Tuesday was a bright, beautiful, warm, sunny day, so I took advantage of it by starting some of this year’s seeds. As I did a couple of years ago, I spent some time with Environment Canada’s temperature database and came up with my “Best Guess” of a last-frost date for our area of March 8th. I do this because I can’t find any published Last Frost data that A) isn’t 30 years out of date, and B) is for a city within 50 kilometers of where I live. Calculating 8 weeks back from March 8th tells me I should be starting the bell pepper and hot pepper seeds this week. If I was planning to grow eggplant/aubergine, I’d be starting them too:

  • 12 pots of “King of the North” sweet red peppers
  • 8 pots of “Marconi Red” sweet red peppers
  • 2 pots of “Long Red Cayenne” hot peppers
  • 2 pots of “Orange Thai” hot peppers.

Yes, it’s a lot of peppers, but sweet red peppers are A) expensive, and B) t!’s favourite vegetable, so I want to grow as many of them as I possibly can. I’m trying hard to concentrate on growing what we eat this year, and growing things that are high up on the “Dirty Dozen” food list, and growing things that are expensive to buy in the shops. So for instance, this year I’m probably going to give the corn a miss, but try to grow two crops of spinach (an early one in the spring and a late one in the fall).

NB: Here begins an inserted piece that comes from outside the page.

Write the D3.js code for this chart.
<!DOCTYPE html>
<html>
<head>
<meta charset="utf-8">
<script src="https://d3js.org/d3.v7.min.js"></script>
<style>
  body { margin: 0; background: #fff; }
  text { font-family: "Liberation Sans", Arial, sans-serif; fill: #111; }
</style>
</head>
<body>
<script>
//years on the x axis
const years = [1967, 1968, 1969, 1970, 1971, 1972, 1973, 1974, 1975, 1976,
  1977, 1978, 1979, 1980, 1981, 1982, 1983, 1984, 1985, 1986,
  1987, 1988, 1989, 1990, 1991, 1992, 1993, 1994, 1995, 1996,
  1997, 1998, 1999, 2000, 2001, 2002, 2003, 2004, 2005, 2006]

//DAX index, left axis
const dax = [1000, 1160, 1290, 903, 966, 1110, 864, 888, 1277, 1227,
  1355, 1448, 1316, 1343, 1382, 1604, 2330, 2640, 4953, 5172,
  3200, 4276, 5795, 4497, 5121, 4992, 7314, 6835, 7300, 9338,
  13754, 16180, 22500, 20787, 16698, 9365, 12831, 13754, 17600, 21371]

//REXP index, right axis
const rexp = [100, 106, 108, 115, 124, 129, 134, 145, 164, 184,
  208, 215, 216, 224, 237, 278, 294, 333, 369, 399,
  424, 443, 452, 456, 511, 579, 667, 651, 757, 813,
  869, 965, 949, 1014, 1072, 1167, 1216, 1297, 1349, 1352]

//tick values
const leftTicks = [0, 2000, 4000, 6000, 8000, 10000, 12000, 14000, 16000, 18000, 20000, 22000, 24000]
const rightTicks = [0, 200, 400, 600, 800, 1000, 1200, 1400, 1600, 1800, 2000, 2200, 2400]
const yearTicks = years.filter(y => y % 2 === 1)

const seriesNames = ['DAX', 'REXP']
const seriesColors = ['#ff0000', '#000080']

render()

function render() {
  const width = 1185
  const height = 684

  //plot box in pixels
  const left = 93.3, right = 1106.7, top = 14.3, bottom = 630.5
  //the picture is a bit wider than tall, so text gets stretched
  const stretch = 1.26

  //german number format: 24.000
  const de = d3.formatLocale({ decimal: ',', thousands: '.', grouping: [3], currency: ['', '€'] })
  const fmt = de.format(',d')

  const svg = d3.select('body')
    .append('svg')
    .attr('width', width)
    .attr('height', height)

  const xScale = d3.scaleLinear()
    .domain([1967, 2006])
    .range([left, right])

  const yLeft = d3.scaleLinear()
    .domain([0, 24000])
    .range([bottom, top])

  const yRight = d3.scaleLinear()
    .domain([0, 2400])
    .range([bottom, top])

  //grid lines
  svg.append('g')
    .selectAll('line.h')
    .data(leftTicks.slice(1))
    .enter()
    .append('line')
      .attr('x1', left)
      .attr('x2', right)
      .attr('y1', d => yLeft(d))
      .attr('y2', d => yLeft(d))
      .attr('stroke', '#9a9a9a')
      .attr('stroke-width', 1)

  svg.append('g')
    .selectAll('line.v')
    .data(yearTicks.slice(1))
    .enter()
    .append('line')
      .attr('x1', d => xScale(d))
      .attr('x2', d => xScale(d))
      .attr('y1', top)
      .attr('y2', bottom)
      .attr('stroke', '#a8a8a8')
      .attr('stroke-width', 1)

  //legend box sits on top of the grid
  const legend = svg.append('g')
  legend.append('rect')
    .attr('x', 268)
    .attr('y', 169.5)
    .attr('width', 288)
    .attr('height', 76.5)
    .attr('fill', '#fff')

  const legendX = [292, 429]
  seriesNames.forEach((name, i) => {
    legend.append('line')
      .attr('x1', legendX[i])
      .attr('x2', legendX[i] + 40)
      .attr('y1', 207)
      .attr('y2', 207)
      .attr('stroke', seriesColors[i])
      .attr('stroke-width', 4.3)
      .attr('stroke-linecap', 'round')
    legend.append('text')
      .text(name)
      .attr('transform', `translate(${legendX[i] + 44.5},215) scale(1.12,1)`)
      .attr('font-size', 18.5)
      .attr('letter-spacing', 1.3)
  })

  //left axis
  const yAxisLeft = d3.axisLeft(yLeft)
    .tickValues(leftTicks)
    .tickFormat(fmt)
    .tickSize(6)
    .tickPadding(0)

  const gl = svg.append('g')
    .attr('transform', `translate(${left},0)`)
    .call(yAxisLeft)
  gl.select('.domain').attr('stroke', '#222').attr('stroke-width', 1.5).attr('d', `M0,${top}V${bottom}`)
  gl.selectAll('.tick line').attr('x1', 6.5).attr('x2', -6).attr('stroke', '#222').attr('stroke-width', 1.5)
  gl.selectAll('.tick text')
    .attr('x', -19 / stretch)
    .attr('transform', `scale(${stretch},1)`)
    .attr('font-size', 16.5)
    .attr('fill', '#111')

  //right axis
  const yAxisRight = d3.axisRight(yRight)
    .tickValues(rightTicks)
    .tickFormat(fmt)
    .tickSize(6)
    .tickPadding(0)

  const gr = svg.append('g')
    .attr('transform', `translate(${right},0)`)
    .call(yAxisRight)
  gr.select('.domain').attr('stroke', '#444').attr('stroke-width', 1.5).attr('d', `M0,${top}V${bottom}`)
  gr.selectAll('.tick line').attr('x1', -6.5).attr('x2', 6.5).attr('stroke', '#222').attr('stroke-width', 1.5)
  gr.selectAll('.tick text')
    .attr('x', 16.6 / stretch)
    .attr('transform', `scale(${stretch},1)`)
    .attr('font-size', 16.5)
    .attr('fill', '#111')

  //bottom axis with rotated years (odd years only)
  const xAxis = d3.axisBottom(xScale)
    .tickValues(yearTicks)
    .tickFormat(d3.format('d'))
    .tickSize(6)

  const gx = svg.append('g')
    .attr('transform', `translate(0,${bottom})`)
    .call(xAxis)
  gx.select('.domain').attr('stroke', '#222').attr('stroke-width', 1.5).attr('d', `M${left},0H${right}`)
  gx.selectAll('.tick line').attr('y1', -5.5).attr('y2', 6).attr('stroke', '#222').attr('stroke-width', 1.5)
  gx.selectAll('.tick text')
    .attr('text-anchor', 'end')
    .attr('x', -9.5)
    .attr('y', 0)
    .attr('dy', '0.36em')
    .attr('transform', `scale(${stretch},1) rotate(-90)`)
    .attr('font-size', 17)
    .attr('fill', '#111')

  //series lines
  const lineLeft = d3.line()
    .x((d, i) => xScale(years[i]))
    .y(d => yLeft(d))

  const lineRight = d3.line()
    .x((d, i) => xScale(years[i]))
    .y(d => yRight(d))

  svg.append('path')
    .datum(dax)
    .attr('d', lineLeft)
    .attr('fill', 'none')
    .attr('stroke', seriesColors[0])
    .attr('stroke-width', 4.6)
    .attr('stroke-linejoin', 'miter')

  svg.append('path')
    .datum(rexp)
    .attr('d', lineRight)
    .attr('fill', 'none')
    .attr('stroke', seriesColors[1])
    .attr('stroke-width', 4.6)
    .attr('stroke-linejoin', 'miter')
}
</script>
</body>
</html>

Once the seeds were planted, I racked them in the mini-greenhouse that usually starts out in a sunny corner of the kitchen, and then moves outside once the seeds have sprouted and the weather has warmed up:

These are just the tip of the massive iceberg that is this year’s plans for the garden:

  • Tomato, paste – Amish paste
  • Tomato, paste – Opalka
  • Tomato, paste – Federle
  • Cucumber – Straight Eight
  • Zucchini, yellow – Golden
  • Squash, winter – Australian Butter
  • Squash, winter – Connecticut Field Pumpkin
  • Melon – Cantaloupe
  • Onions
  • Parsnips – Harris Model
  • Turnip – Golden Globe
  • Peas, edible-podded – Mammoth Melting Sugar Pea
  • Peas, sweet – Sugar Snap Pea
  • Spinach – Bloomsdale Longstanding
  • Beans, dry – Great Northern
  • Beans, dry – Black Turtle
  • Carrots – Scarlet Nantes
  • Basil – Genoese
  • Potatoes, early – Norland
  • Potatoes, main crop – Desiree

I get most of my seeds from The Cottage Gardener, because I like supporting a small, relatively local, family business, and because I believe in buying seeds from as geographically close to me as possible so that the varieties I’m planting are well adapted to our climate. I highly recommend them.